[Stored data entries]
::::::::
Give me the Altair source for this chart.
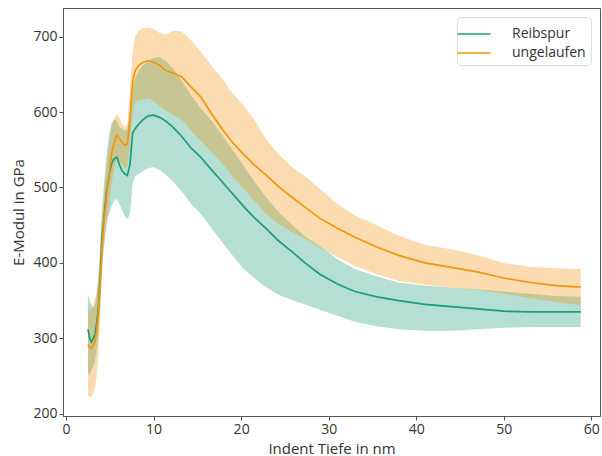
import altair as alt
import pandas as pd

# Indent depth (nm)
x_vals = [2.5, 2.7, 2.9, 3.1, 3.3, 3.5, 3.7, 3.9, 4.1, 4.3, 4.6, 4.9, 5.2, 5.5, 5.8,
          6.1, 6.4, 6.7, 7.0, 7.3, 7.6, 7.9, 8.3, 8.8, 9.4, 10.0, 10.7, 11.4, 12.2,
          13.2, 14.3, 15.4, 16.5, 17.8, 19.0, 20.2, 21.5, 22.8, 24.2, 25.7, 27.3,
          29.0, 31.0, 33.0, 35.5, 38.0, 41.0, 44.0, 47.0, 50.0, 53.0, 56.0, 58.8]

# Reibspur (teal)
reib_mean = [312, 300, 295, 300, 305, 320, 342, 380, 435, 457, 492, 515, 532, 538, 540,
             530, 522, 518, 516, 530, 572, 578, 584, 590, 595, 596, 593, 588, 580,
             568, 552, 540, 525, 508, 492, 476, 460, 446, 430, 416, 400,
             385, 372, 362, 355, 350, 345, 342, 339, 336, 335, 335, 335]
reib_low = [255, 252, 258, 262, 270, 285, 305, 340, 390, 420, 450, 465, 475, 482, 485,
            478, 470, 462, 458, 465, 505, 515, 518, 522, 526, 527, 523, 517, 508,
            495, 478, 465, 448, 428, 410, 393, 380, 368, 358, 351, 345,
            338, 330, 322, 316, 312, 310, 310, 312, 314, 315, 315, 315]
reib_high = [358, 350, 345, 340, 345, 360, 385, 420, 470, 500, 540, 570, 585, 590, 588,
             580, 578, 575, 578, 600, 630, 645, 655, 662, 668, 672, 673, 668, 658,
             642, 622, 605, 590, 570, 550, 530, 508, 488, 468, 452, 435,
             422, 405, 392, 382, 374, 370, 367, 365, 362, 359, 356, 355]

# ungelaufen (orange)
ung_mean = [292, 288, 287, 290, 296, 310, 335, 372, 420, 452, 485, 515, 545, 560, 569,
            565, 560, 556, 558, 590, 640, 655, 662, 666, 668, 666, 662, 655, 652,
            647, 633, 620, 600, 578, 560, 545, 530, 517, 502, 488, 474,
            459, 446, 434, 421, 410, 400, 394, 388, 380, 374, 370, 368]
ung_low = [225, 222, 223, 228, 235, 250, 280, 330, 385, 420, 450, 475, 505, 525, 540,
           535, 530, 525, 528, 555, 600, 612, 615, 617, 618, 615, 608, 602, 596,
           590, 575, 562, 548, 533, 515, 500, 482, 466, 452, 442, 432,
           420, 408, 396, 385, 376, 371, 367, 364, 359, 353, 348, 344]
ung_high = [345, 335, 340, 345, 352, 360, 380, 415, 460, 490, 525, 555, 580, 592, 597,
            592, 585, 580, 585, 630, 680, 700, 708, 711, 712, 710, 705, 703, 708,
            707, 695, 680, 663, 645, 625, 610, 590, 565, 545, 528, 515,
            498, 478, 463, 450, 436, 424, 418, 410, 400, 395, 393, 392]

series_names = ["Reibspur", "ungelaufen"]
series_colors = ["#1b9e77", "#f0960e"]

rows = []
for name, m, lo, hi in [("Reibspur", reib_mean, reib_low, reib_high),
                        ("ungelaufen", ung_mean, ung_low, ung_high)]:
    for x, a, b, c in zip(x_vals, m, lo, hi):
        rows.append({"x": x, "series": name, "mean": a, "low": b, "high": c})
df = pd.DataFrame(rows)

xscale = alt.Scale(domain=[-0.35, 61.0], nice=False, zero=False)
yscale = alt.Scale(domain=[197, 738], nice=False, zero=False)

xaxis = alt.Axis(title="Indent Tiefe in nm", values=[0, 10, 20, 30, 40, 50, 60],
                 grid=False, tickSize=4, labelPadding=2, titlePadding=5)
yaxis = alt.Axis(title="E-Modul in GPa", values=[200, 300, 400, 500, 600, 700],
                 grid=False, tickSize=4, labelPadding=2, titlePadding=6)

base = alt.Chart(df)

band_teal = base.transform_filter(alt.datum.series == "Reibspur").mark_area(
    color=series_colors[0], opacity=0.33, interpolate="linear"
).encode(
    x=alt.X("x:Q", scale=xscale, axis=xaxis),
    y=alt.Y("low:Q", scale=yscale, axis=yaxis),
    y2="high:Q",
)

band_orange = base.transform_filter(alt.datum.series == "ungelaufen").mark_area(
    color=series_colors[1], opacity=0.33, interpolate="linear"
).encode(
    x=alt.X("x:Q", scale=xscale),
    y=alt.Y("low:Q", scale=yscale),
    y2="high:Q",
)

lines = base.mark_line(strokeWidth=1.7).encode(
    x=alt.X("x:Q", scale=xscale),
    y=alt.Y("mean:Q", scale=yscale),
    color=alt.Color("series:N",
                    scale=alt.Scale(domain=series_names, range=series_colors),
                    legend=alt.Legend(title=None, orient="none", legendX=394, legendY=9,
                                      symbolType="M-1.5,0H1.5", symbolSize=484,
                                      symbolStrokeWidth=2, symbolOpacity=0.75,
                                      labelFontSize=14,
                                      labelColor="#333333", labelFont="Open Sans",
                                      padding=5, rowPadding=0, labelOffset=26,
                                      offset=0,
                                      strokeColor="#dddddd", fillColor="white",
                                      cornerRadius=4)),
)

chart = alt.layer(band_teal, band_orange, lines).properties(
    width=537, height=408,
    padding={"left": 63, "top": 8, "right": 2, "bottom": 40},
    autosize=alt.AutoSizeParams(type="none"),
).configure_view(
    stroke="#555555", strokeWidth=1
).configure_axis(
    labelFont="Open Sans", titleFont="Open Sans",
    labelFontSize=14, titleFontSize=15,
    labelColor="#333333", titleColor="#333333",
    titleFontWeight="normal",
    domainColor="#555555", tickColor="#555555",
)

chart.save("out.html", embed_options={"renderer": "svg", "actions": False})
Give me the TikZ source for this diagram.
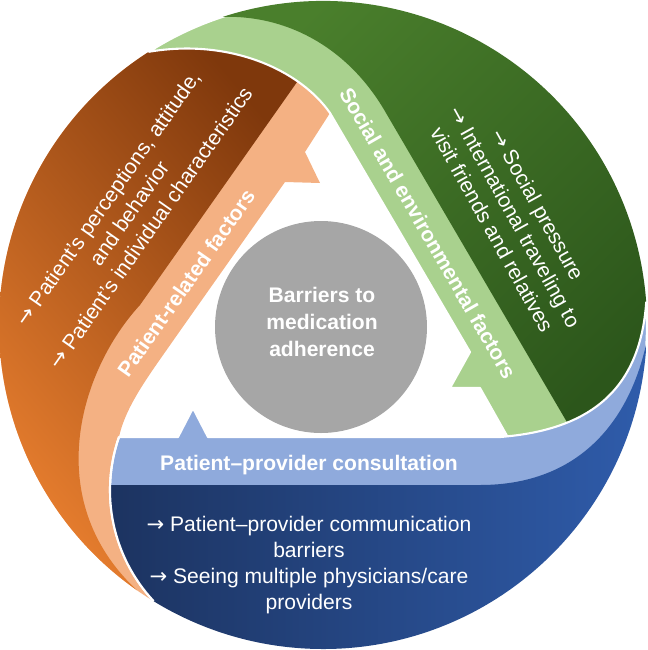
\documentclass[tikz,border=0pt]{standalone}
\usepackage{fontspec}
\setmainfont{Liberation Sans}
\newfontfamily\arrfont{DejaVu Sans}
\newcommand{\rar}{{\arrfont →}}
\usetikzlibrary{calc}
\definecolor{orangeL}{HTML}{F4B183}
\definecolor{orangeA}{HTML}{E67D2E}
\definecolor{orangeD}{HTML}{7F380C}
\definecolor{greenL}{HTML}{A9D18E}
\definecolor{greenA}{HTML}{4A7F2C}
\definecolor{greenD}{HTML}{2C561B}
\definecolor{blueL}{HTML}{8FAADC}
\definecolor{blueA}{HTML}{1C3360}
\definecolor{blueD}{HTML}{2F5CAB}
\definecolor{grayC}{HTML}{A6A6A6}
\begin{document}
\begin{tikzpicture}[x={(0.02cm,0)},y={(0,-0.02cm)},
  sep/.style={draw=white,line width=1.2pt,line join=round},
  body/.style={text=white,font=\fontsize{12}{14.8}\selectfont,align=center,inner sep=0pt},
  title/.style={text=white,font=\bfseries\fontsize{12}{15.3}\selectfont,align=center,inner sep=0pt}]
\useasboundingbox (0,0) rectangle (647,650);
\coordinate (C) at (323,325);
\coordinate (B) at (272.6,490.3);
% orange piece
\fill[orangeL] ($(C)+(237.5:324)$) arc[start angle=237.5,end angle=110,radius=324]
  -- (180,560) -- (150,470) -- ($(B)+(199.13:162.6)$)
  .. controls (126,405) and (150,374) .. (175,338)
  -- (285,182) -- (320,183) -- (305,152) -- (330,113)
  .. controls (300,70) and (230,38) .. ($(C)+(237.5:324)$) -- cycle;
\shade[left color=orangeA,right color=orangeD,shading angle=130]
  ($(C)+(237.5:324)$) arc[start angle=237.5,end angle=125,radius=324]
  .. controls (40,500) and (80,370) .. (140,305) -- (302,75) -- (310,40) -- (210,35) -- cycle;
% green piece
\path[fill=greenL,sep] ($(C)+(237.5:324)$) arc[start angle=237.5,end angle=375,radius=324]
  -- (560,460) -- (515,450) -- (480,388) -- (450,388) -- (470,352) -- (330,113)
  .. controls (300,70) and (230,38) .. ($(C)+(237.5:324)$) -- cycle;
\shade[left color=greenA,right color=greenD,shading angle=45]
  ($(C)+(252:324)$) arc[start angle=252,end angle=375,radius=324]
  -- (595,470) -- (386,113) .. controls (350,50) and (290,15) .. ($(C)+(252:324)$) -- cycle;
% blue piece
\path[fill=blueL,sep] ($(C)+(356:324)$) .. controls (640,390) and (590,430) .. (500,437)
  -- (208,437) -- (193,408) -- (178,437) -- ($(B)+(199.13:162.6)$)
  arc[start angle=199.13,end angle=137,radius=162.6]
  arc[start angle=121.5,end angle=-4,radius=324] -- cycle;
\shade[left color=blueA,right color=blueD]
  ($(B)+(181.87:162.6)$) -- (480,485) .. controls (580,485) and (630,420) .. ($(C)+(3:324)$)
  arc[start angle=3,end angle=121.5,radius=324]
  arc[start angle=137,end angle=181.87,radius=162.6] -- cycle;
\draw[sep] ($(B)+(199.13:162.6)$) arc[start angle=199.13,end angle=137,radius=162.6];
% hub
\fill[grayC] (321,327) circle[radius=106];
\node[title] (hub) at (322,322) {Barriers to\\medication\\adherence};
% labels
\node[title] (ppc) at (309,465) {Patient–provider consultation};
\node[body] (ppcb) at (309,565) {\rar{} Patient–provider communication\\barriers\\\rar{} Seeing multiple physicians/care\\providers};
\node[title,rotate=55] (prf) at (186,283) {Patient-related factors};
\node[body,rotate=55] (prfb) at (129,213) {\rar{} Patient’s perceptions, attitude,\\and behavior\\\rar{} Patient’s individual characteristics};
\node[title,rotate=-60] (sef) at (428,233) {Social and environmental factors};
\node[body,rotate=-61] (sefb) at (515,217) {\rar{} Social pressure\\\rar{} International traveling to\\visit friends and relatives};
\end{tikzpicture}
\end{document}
::::::::
=== Work instructions ===
All lines from the start of the entries above through the line containing "53.0, 56.0, 58.8]" are to be given again exactly; the pictures are not.

=== The result ===
Give me the Altair source for this chart.
import altair as alt
import pandas as pd

# Indent depth (nm)
x_vals = [2.5, 2.7, 2.9, 3.1, 3.3, 3.5, 3.7, 3.9, 4.1, 4.3, 4.6, 4.9, 5.2, 5.5, 5.8,
          6.1, 6.4, 6.7, 7.0, 7.3, 7.6, 7.9, 8.3, 8.8, 9.4, 10.0, 10.7, 11.4, 12.2,
          13.2, 14.3, 15.4, 16.5, 17.8, 19.0, 20.2, 21.5, 22.8, 24.2, 25.7, 27.3,
          29.0, 31.0, 33.0, 35.5, 38.0, 41.0, 44.0, 47.0, 50.0, 53.0, 56.0, 58.8]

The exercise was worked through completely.